At this point I personally don't care because, in my case, I plan to finally have digital satelitte TV later this month in time to watch the London Olympics (among other things) and the authentitcation will be nothing more than a formality to me as it was with yours. If using "painful" was intended to be tongue-in-cheek to descibr the annoyance, it was real good. But you're right about the issue of having a third-party like Facebook involved in the sense it is worldwide with about a billion users, so how would it acknwoledge the important territorial restrictions needed to watch NBC's Olympic coverage, and it was something I forgot about when I wrote it. Having a third-party entry would in theory simpilfy matters, though. Yes, what if you're not a member of those and don't have financial access to those electronics and want to watch the Olympic coverage? For example, RTE Ireland plans to put its Olympic streams on its RTE Sport Facebook page for Irish consumption. Will it be restricted to just those Facebook members who like RTE Sport or simply RTE to comply with the territorial demands? How will RTE know and determine that the Olympic viewers are actually Irish residents? Might have been scrapped by the time I wite this or not, perhaps realizing the "tough sell" with the Olympics with jst about every significant nation has its media rights settled. I get and understand the need to protect the territorial media rights and coverage in each and every nation, but with technology changing so rapidly, Olympic footage, with somebody wherever in the world, will find a way to break through those barriers.
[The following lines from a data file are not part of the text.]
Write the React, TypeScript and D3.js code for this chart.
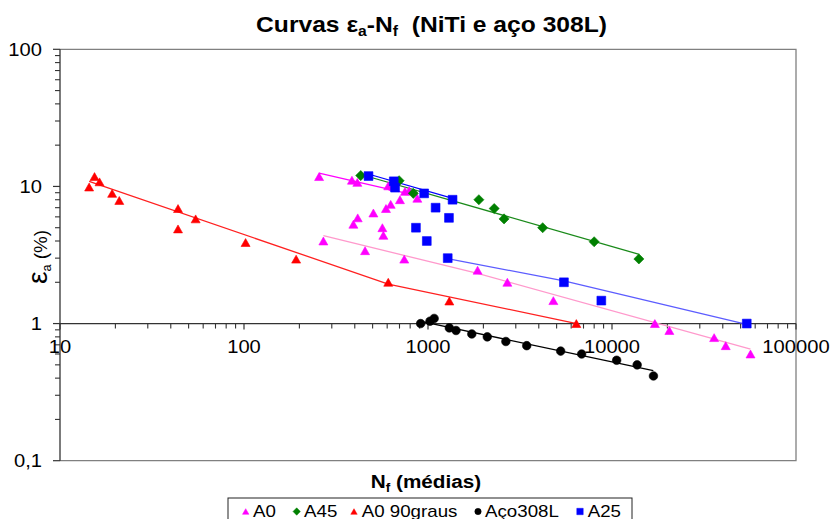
import React from 'react';
import * as d3 from 'd3';

// ---- data ----
const xTickValues = [10, 100, 1000, 10000, 100000];
const xTickLabels = ['10', '100', '1000', '10000', '100000'];
const yTickValues = [0.1, 1, 10, 100];
const yTickLabels = ['0,1', '1', '10', '100'];

const a0: [number, number][] = [
  [256, 11.8], [386, 11.1], [413, 10.7], [608, 10.1], [648, 10.0], [750, 9.2], [790, 9.3], [875, 8.2],
  [393, 5.3], [415, 5.9], [505, 6.4], [565, 5.0], [572, 4.4], [591, 6.9], [627, 7.4], [704, 8.0],
  [270, 4.0], [455, 3.4], [743, 2.95], [1860, 2.45], [2700, 2.0], [4800, 1.47], [17100, 1.0],
  [20500, 0.89], [35900, 0.79], [41500, 0.69], [56600, 0.6],
];
const a45: [number, number][] = [
  [431, 12.0], [697, 11.0], [832, 8.9], [1890, 8.0], [2290, 6.9], [2590, 5.8], [4200, 5.0], [8000, 3.95], [14000, 2.96],
];
const a0_90: [number, number][] = [
  [14.4, 9.9], [15.4, 11.8], [16.4, 10.8], [19.2, 8.9], [21, 7.9], [43.8, 6.9], [43.8, 4.9], [54.6, 5.8],
  [102, 3.9], [192, 2.95], [608, 2.0], [1306, 1.46], [6400, 1.0],
];
const aco308: [number, number][] = [
  [912, 1.0], [1025, 1.04], [1080, 1.09], [1306, 0.93], [1420, 0.89], [1730, 0.84], [2100, 0.8],
  [2650, 0.74], [3440, 0.69], [5260, 0.63], [6840, 0.6], [10600, 0.54], [13700, 0.5], [16800, 0.415],
];
const a25: [number, number][] = [
  [475, 11.9], [652, 10.9], [662, 9.8], [953, 8.9], [1360, 8.0], [1100, 7.0], [1300, 5.9], [860, 5.0],
  [985, 4.0], [1280, 3.0], [5480, 2.0], [8750, 1.47], [54000, 1.0],
];

const a0TrendUpper: [number, number][] = [[256, 12.5], [868, 8.56]];
const a0TrendLower: [number, number][] = [[270, 4.38], [1860, 2.32], [56600, 0.65]];
const a45Trend: [number, number][] = [[427, 12.27], [14060, 3.2]];
const a0_90Trend: [number, number][] = [[14.4, 10.9], [608, 1.94], [6430, 1.0]];
const acoTrend: [number, number][] = [[943, 1.03], [16770, 0.453]];
const a25TrendUpper: [number, number][] = [[478, 12.27], [1362, 8.2]];
const a25TrendLower: [number, number][] = [[1276, 2.97], [5480, 2.05], [53950, 0.985]];

const seriesNames = ['A0', 'A45', 'A0 90graus', 'Aço308L', 'A25'];

// ---- layout ----
const W = 831, H = 519;
const L = 60, R = 796, T = 49.3, B = 460.7;
const FONT = "'Liberation Sans', Arial, sans-serif";
const SX = 1.12;

const x = d3.scaleLog().domain([10, 100000]).range([L, R]);
const y = d3.scaleLog().domain([0.1, 100]).range([B, T]);

type Shape = 'triangle' | 'diamond' | 'circle' | 'square';

function shapePath(shape: Shape, s: number): string {
  const h = s / 2;
  if (shape === 'triangle') {
    const hh = (s * 0.88) / 2;
    return `M0,${-hh}L${h},${hh}L${-h},${hh}Z`;
  }
  if (shape === 'diamond') {
    const d = h * 1.15;
    return `M0,${-d}L${d},0L0,${d}L${-d},0Z`;
  }
  if (shape === 'square') return `M${-h},${-h}H${h}V${h}H${-h}Z`;
  const p = d3.path();
  p.arc(0, 0, h, 0, Math.PI * 2);
  return p.toString();
}

const series = [
  { name: seriesNames[0], color: '#ff00ff', shape: 'triangle' as Shape, pts: a0, size: 9 },
  { name: seriesNames[1], color: '#008000', shape: 'diamond' as Shape, pts: a45, size: 8.8 },
  { name: seriesNames[2], color: '#ff0000', shape: 'triangle' as Shape, pts: a0_90, size: 9 },
  { name: seriesNames[3], color: '#000000', shape: 'circle' as Shape, pts: aco308, size: 8.6 },
  { name: seriesNames[4], color: '#0000ff', shape: 'square' as Shape, pts: a25, size: 8.8 },
];

const trends = [
  { pts: a0TrendUpper, color: '#ff00ff' },
  { pts: a0TrendLower, color: '#ff99cc' },
  { pts: a45Trend, color: '#1a8a1a' },
  { pts: a0_90Trend, color: '#ff2020' },
  { pts: acoTrend, color: '#000000' },
  { pts: a25TrendUpper, color: '#0000ff' },
  { pts: a25TrendLower, color: '#5c5cff' },
];

const legendMarkerX = [245.7, 296.7, 354, 478, 580];
const legendTextX = [253, 304, 361.7, 485, 587.7];

const line = d3.line<[number, number]>().x(d => x(d[0])).y(d => y(d[1]));

function Txt(props: { x: number; y: number; anchor?: string; size: number; weight?: string | number; sx?: number; children: React.ReactNode }) {
  const { x: tx, y: ty, anchor = 'start', size, weight = 'normal', sx = SX, children } = props;
  return (
    <text
      transform={`translate(${tx},${ty}) scale(${sx},1)`}
      textAnchor={anchor as any}
      fontSize={size}
      fontWeight={weight as any}
      fontFamily={FONT}
      fill="#000"
      style={{ whiteSpace: 'pre' }}
    >
      {children}
    </text>
  );
}

export default function App() {
  const xMinor: number[] = [];
  [10, 100, 1000, 10000].forEach(d => { for (let k = 2; k <= 9; k++) xMinor.push(d * k); });
  const yMinor: number[] = [];
  [0.1, 1, 10].forEach(d => { for (let k = 2; k <= 9; k++) yMinor.push(d * k); });
  const y1 = y(1);

  return (
    <svg width={W} height={H} style={{ position: 'fixed', left: 0, top: 0, background: '#fff' }}>
      <rect x={0} y={0} width={W} height={H} fill="#fff" />
      {/* title */}
      <Txt x={431.5} y={31.5} anchor="middle" size={22} weight="bold">
        Curvas ε<tspan dy={4} fontSize={14}>a</tspan><tspan dy={-4}>-N</tspan><tspan dy={4} fontSize={14}>f</tspan><tspan dy={-4}>{'  (NiTi e aço 308L)'}</tspan>
      </Txt>

      {/* plot border */}
      <path d={`M${L},${T}H${R}V${B}H${L}`} fill="none" stroke="#808080" strokeWidth={1.3} />

      {/* y axis */}
      <line x1={L} x2={L} y1={T} y2={B} stroke="#333" strokeWidth={1.3} />
      {yTickValues.map(v => (
        <line key={'ym' + v} x1={L - 7} x2={L} y1={y(v)} y2={y(v)} stroke="#333" strokeWidth={1.2} />
      ))}
      {yMinor.map(v => (
        <line key={'yn' + v} x1={L - 5} x2={L} y1={y(v)} y2={y(v)} stroke="#333" strokeWidth={1.1} />
      ))}
      {yTickValues.map((v, i) => (
        <Txt key={'yl' + v} x={42} y={y(v) + 6.5} anchor="end" size={18}>{yTickLabels[i]}</Txt>
      ))}

      {/* x axis at y = 1 */}
      <line x1={L} x2={R} y1={y1} y2={y1} stroke="#333" strokeWidth={1.3} />
      {xTickValues.map(v => (
        <line key={'xm' + v} x1={x(v)} x2={x(v)} y1={y1} y2={y1 + 6} stroke="#333" strokeWidth={1.2} />
      ))}
      {xMinor.map(v => (
        <line key={'xn' + v} x1={x(v)} x2={x(v)} y1={y1} y2={y1 + 5} stroke="#333" strokeWidth={1.1} />
      ))}
      {xTickValues.map((v, i) => (
        <Txt key={'xl' + v} x={x(v)} y={352.7} anchor="middle" size={18}>{xTickLabels[i]}</Txt>
      ))}

      {/* axis titles */}
      <Txt x={426} y={488} anchor="middle" size={18.5} weight="bold">
        N<tspan dy={4} fontSize={12}>f</tspan><tspan dy={-4}>{' (médias)'}</tspan>
      </Txt>
      <text transform="translate(47,257) rotate(-90) scale(1.05,1)" textAnchor="middle" fontFamily={FONT} fontSize={18} fill="#000" style={{ whiteSpace: 'pre' }}>
        <tspan fontSize={27}>ε</tspan><tspan dy={4} fontSize={12}>a</tspan><tspan dy={-4}>{' (%)'}</tspan>
      </text>

      {/* trendlines */}
      {trends.map((t, i) => (
        <path key={'t' + i} d={line(t.pts) || ''} fill="none" stroke={t.color} strokeWidth={1.3} />
      ))}

      {/* markers */}
      {series.map(s => (
        <g key={s.name}>
          {s.pts.map((p, j) => (
            <path key={j} d={shapePath(s.shape, s.size)} transform={`translate(${x(p[0])},${y(p[1])})`} fill={s.color} stroke={s.color} strokeWidth={0.6} />
          ))}
        </g>
      ))}

      {/* legend */}
      <rect x={228} y={498} width={404} height={40} fill="#fff" stroke="#222" strokeWidth={1} />
      {series.map((s, i) => (
        <g key={'lg' + s.name}>
          <path d={shapePath(s.shape, 6.4)} transform={`translate(${legendMarkerX[i]},${511.5})`} fill={s.color} stroke={s.color} strokeWidth={0.5} />
          <Txt x={legendTextX[i]} y={516.7} size={16} sx={1.17}>{s.name}</Txt>
        </g>
      ))}
    </svg>
  );
}
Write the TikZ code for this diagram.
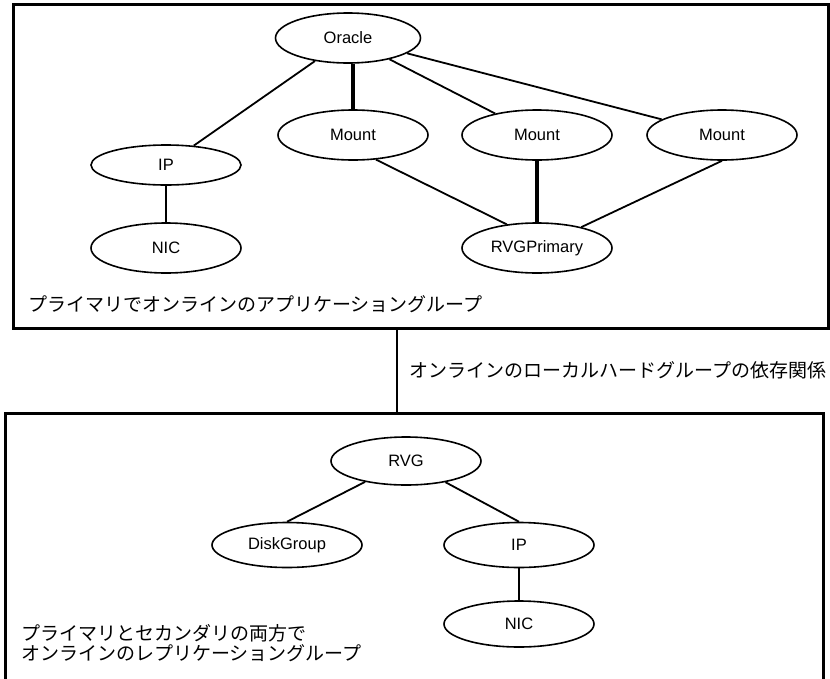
\documentclass[tikz,border=0pt]{standalone}
\usepackage{fontspec}
\setmainfont{Liberation Sans}
\newfontfamily\jpfont{Noto Sans CJK JP}
\usetikzlibrary{shapes.geometric,positioning}

\begin{document}
\begin{tikzpicture}[x=1pt,y=-1pt,
  grpbox/.style={draw,line width=3pt,rectangle,inner sep=0pt},
  res/.style={draw,ellipse,line width=1.6pt,inner sep=0pt,minimum width=150pt,minimum height=50pt,font=\fontsize{16.5}{19}\selectfont},
  grplabel/.style={inner sep=0pt,align=left,font=\jpfont\fontsize{19}{20}\selectfont},
  dep/.style={line width=1.8pt},
  strongdep/.style={line width=3.5pt},
  link/.style={line width=2.5pt}]
\useasboundingbox (0,0) rectangle (830,678);
\node[grpbox,minimum width=815pt,minimum height=324pt] (appgrp) at (420.5,166) {};
\node[grpbox,minimum width=818pt,minimum height=290pt] (repgrp) at (414,558) {};
\node[res,minimum width=145pt] (oracle) at (348,38) {Oracle};
\node[res] (mnt1) at (353,135) {Mount};
\node[res] (mnt2) at (537,135) {Mount};
\node[res] (mnt3) at (722,135) {Mount};
\node[res,minimum height=40pt] (ipA) at (166,165) {IP};
\node[res] (nicA) at (166,248) {NIC};
\node[res] (rvgp) at (537,248) {RVGPrimary};
\node[grplabel,anchor=west] (applbl) at (28,304) {プライマリでオンラインのアプリケーショングループ};
\node[res,minimum height=48pt] (rvg) at (406,461) {RVG};
\node[res,minimum height=45pt] (dg) at (287,545) {DiskGroup};
\node[res,minimum height=45pt] (ipB) at (519,545) {IP};
\node[res,minimum height=46pt] (nicB) at (519,624) {NIC};
\node[grplabel,anchor=west] (replbl) at (21,643) {プライマリとセカンダリの両方で\\オンラインのレプリケーショングループ};
\coordinate (lnk) at (397,0);
\draw[dep] (oracle) -- (ipA);
\draw[strongdep] (mnt1.north |- oracle.south) -- (mnt1.north);
\draw[dep] (oracle) -- (mnt2);
\draw[dep] (oracle) -- (mnt3);
\draw[dep] (ipA) -- (nicA);
\draw[dep] (mnt1.-47) -- (rvgp.142);
\draw[strongdep] (mnt2) -- (rvgp);
\draw[dep] (mnt3.south) -- (rvgp);
\draw[dep] (rvg) -- (dg.north);
\draw[dep] (rvg) -- (ipB.north);
\draw[dep] (ipB) -- (nicB);
\draw[link] (appgrp.south -| lnk) -- (repgrp.north -| lnk)
  node[midway,grplabel,anchor=west,xshift=11pt] (lnklbl) {オンラインのローカルハードグループの依存関係};
\end{tikzpicture}
\end{document}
Speaking of Ireland, actually in this case Northern Ireland, I noticed today on Wikipedia's list of 2012 Olympic broadcasters, that Northern Irleand's UTV, a Belfast-based TV and new media company is among the broadcasters. Doesn't UTV know that Northern Ireland, as a member of the Home Nations, is party of the UK and that it is the BBC holding the broadcasting and digital rights to the 2012 Olympics for the UK? What is it going to bring to the table that the BBC won't? Is it providing Gaelic-language coverage? Is it a supplier? Following article I found after Wikipedia's link doesn't say much about UTV's Olympic broadcasting plans but it does mention that it hopes for a revenue boost with that and EURO 2012. Sounds like it's more in the radio realm.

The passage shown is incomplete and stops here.